When Terminator: The Sarah Connor Chronicles first aired on January 13, 2008 I had the opportunity to watch it with my mom. She'd never seen the movies but for some reason she felt like watching it with me. I loved it but I wasn't really sure what my mom thought about it. The next day the second episode aired. Apparently my mom enjoyed the Pilot because she watched the second episode with me too.
Background on my mom's television viewing habits: She tends to like stuff like NCIS, Law and Order, and Dancing with the Stars. Sci-Fi isn't something she gravitates towards.
So my mom and I continued to watch TSCC... but then Summer Glau got blown up in a car and the writers started wanting more money! That was it. 9 episodes of terminating goodness.
Somewhere in the bowels of the FOX network: "Hey, let's give this Terminator show a second season."
Terminator was renewed! I was so happy but I soon realized I was going to be watching it alone. On Monday nights my mom had something she had to go to. Thus our journey was over.
I continued on without my mom and the second season was even better than the first. There were killer urinals, sorta human/robot sex, and examples of a mother's love. I'd never felt so many emotions while watching a TV show. It was a WOW-BANG-SMACK-TO-THE-HEAD kind of thing. Watching The Sarah Connor Chronicles' second season was probably the greatest experience of my life. But there was always this feeling that something wasn't right.
After the 13th episode the show went on hiatus. It eventually came back on Friday nights and FOX paired it with some girlie sounding show. I was really excited but then I realized something. I was going to be busy on Friday nights. (I blamed Skynet.) Instead of watching TSCC live, like everyone else who could watch it live, I had to wait until midnight (that's significant) to watch it online.
The first three episodes after the hiatus ended made up an unofficial trilogy that focused on the emotional and psychological well being of Sarah Connor. While watching them, online, I started to compare my mom with Sarah Connor. I thought about how my mom would react if she was in the same situation and I also thought about my mom's situation in general. I have Asperger's syndrome, which is a high funcitoning form of autism, and I've struggled with depression for most of my life. My life has been pretty difficult which in turn has made my mom's life incredibly difficult. She's had to go to bat for me a lot throughout my elementary, middle school, and high school education. The school I went to wasn't able to deal with any of my learning problems. They didn't have a lot of resources and some of the teachers were jerks. Basically my mom had to deal with a lot of crap but just like Sarah Connor she's never given up.

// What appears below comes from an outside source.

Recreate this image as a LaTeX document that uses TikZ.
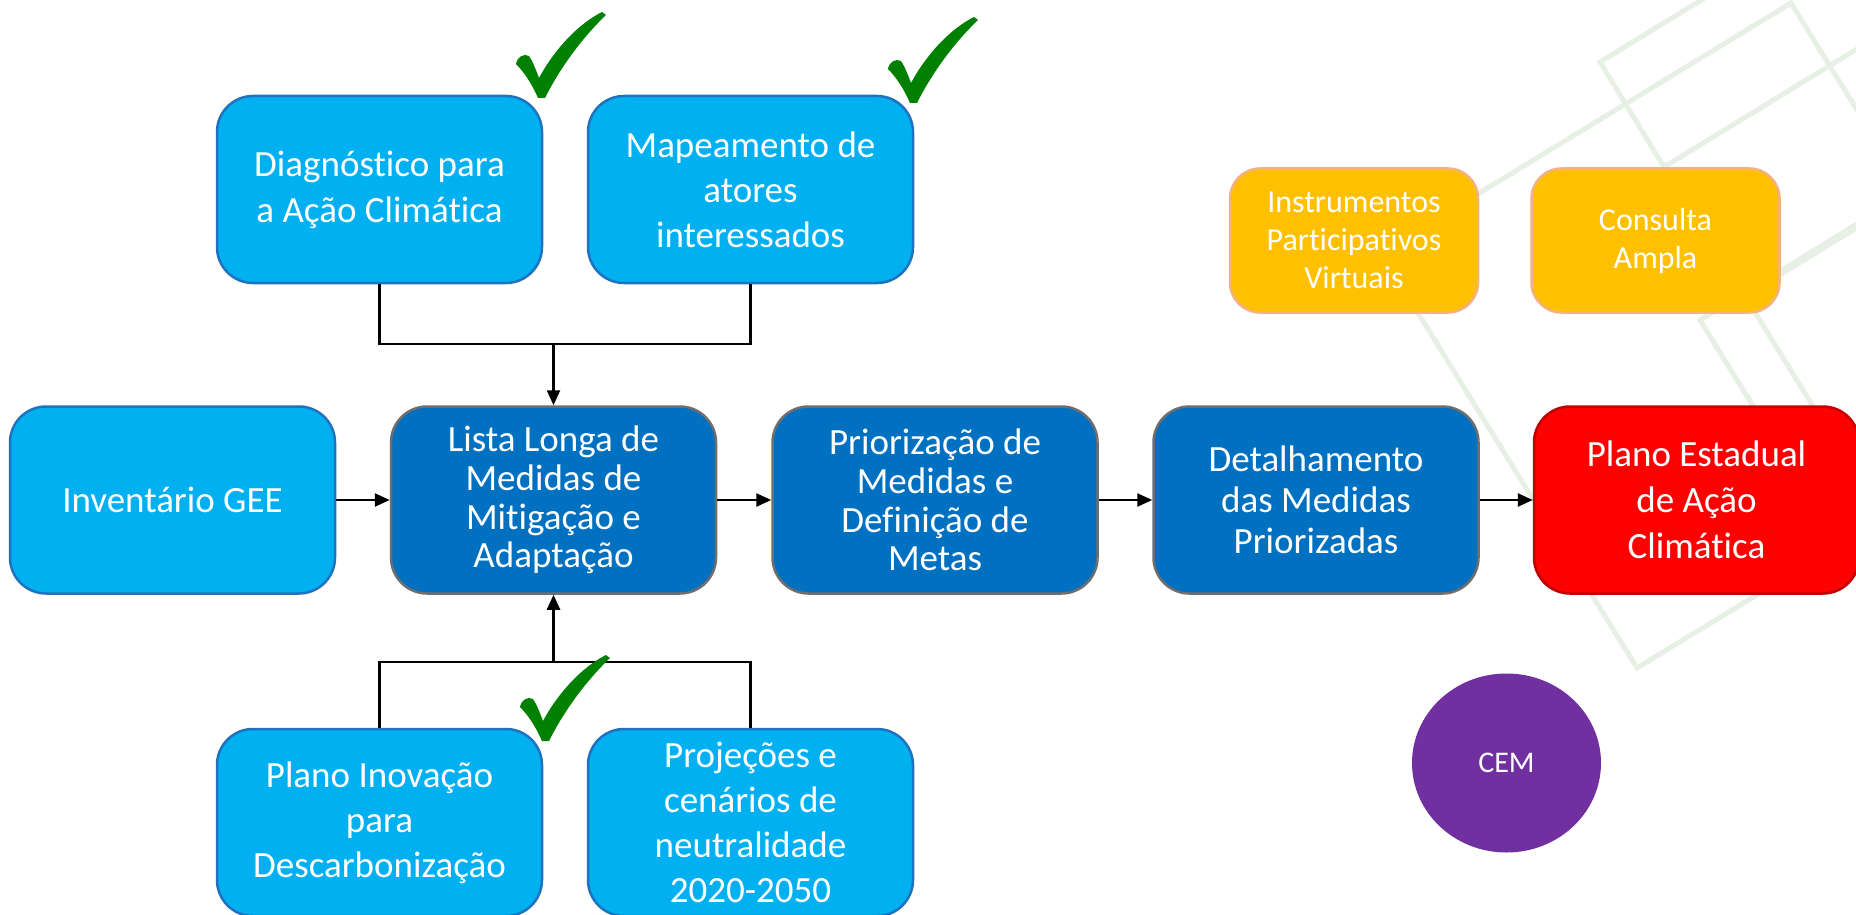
\documentclass[tikz,border=0pt]{standalone}
\usepackage{fontspec}
\setmainfont{Carlito}[Ligatures={NoCommon}]
\usetikzlibrary{arrows.meta,shapes.geometric}
\definecolor{lblue}{HTML}{00B0F0}
\definecolor{lblueb}{HTML}{1F72BE}
\definecolor{dblue}{HTML}{0070C0}
\definecolor{dblueb}{HTML}{6E6E6E}
\definecolor{redf}{HTML}{FF0000}
\definecolor{redb}{HTML}{C00000}
\definecolor{orng}{HTML}{FFC000}
\definecolor{orngb}{HTML}{F4B183}
\definecolor{purp}{HTML}{7030A0}
\definecolor{chk}{HTML}{008000}
\definecolor{bggreen}{HTML}{E7F0E4}
\begin{document}
\begin{tikzpicture}[x=1pt,y=-1pt,
  box/.style={rectangle, rounded corners=36pt, minimum width=325pt, minimum height=187pt,
    inner sep=0pt, align=center, text=white, line width=2.5pt},
  lb/.style={box, fill=lblue, draw=lblueb},
  db/.style={box, fill=dblue, draw=dblueb},
  rb/.style={box, fill=redf, draw=redb},
  ob/.style={rectangle, rounded corners=30pt, minimum width=248pt, minimum height=144pt,
    inner sep=0pt, align=center, text=white, fill=orng, draw=orngb, line width=2.5pt,
    font=\fontsize{32}{38}\selectfont},
  fa/.style={font=\fontsize{37}{46}\selectfont},
  fm/.style={font=\fontsize{37}{45}\selectfont},
  fb/.style={font=\fontsize{37}{38.7}\selectfont},
  fc/.style={font=\fontsize{37}{40.8}\selectfont},
  conn/.style={line width=2.5pt, draw=black},
  arr/.style={conn, -{Triangle[length=15pt,width=13pt]}},
  bgline/.style={draw=bggreen, line width=5pt}
]
\useasboundingbox (0,0) rectangle (1856,915);
\fill[white] (0,0) rectangle (1856,915);
% background frames
\begin{scope}
\clip (0,0) rectangle (1856,915);
\draw[bgline] (1381,253) -- (1637,668) -- (2047,418) -- (1791,3) -- cycle;
\draw[bgline] (1600,62) -- (1664,167) -- (1937,0) -- (1873,-105) -- cycle;
\draw[bgline] (1700,320) -- (1830,531) -- (2100,366) -- (1970,155) -- cycle;
\draw[bgline] (1745,296) -- (1875,507) -- (2145,342) -- (2015,131) -- cycle;
\end{scope}
% top row
\node[lb, fa] (diag) at (379.5,189.5) {Diagnóstico para\\a Ação Climática};
\node[lb, fm] (mape) at (750.5,189.5) {Mapeamento de\\atores\\interessados};
% main row
\node[lb, fa] (inv) at (172.5,500) {Inventário GEE};
\node[db, fb] (lista) at (553.5,500) {Lista Longa de\\Medidas de\\Mitigação e\\Adaptação};
\node[db, fb] (prior) at (935,500) {Priorização de\\Medidas e\\Definição de\\Metas};
\node[db, fc] (detal) at (1316,500) {Detalhamento\\das Medidas\\Priorizadas};
\node[rb, fa] (pea) at (1696.5,500) {Plano Estadual\\de Ação\\Climática};
% orange
\node[ob] (instr) at (1354,240.5) {Instrumentos\\Participativos\\Virtuais};
\node[ob] (cons) at (1655.5,240.5) {Consulta\\Ampla};
% CEM
\node[ellipse, fill=purp, minimum width=189pt, minimum height=179pt, inner sep=0pt,
  text=white, font=\fontsize{30}{36}\selectfont] (cem) at (1506.5,763) {CEM};
% bottom row
\node[lb, fm] (inov) at (379.5,822.5) {Plano Inovação\\para\\Descarbonização};
\node[lb, fm] (proj) at (750.5,822.5) {Projeções e\\cenários de\\neutralidade\\2020-2050};
% connectors
\coordinate (jt) at (553.5,344);
\coordinate (jb) at (553.5,662);
\draw[conn] (diag.south) |- (jt) -| (mape.south);
\draw[arr] (jt) -- (lista.north);
\draw[conn] (inov.north) |- (jb) -| (proj.north);
\draw[arr] (jb) -- (lista.south);
\draw[arr] (inv) -- (lista);
\draw[arr] (lista) -- (prior);
\draw[arr] (prior) -- (detal);
\draw[arr] (detal) -- (pea);
% check marks
\foreach \cx/\cy in {516/12,888/17,520/655}{
  \begin{scope}[shift={(\cx,\cy)}]
  \fill[chk] (0,52) .. controls (1,45) and (8,41) .. (13,44)
    .. controls (17,50) and (20,58) .. (23,66)
    .. controls (38,38) and (62,12) .. (86,0) -- (90,3)
    .. controls (66,26) and (44,56) .. (29,86) -- (22,86)
    .. controls (16,72) and (8,60) .. (0,52) -- cycle;
  \end{scope}
}
\end{tikzpicture}
\end{document}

Anyways, eventually it came down to the last episode. I really wanted to skip out on whatever I had to do just so I could stay home and watch it. Sadly I couldn't. While I was at whatever I was doing I kept checking my watch. When it said it was 8:55 I cried a little. I was seriously heartbroken. It was over.
Then the DVD for Season 2 came out and I understood what I had to do. I had to "travel back in time" to the beginning of Season 2 and rewatch it with my mom. And so our journey continued from where we left off.
Watching the second season of TSCC with my mom was awesome. I'd get all excited when she'd commented on something. It was truly the coolest thing I've ever done with my mom.
After about 3 or 4 episodes I asked my mom who her favorite character was and she quickly said it was Cameron. Then she waited a few seconds and said she also really liked Sarah. And then she said she liked John and basically agreed that they were all cool. My mom made it clear that she didn't like Jesse though. She said she didn't trust her but she liked Jesse's toughness and the way she talked.
At one point I figured out my mom had no idea what Catherine Weaver was. That made sense since my mom hadn't seen T2. I happily explained. My mom did know something that I didn't know when I originally watched the second season. (SPOILER WARNING) She knew there was something weird going on with Catherine Weaver and her pet eel.
TSCC pulls on your heartstrings and there are many scenes that get me choked up. There's one scene though that really hits me hard. (SPOILER WARNING) At the end of the second part of "Today is the Day" John confronts Jesse about her murdering Riley, John's girlfriend. It really shows how much John has grown as a man. Afterwards we see him sitting on the couch with his mom. John breaks down and cries in his mother's arms. When that happened I immediately grabbed ahold of my mom's hand and started crying like a little baby panda.
When we got down to the last episode I knew everything was the way it was suppose to be. I was watching TSCC with my mom and it was almost over.
At one point in the last episode John is talking to his mom and he says "I love you." (SPOILER WARNING) Later John decides that the best way he can save the future is by time traveling forward. He doesn't have much time but he asks his mom to come with him but she wants to stay behind. She tells John that she'll "stop it". Then John gets sent into the future. The last thing we see is the room where John had been in the present and we hear Sarah's disembodied voice say “I love you, too.”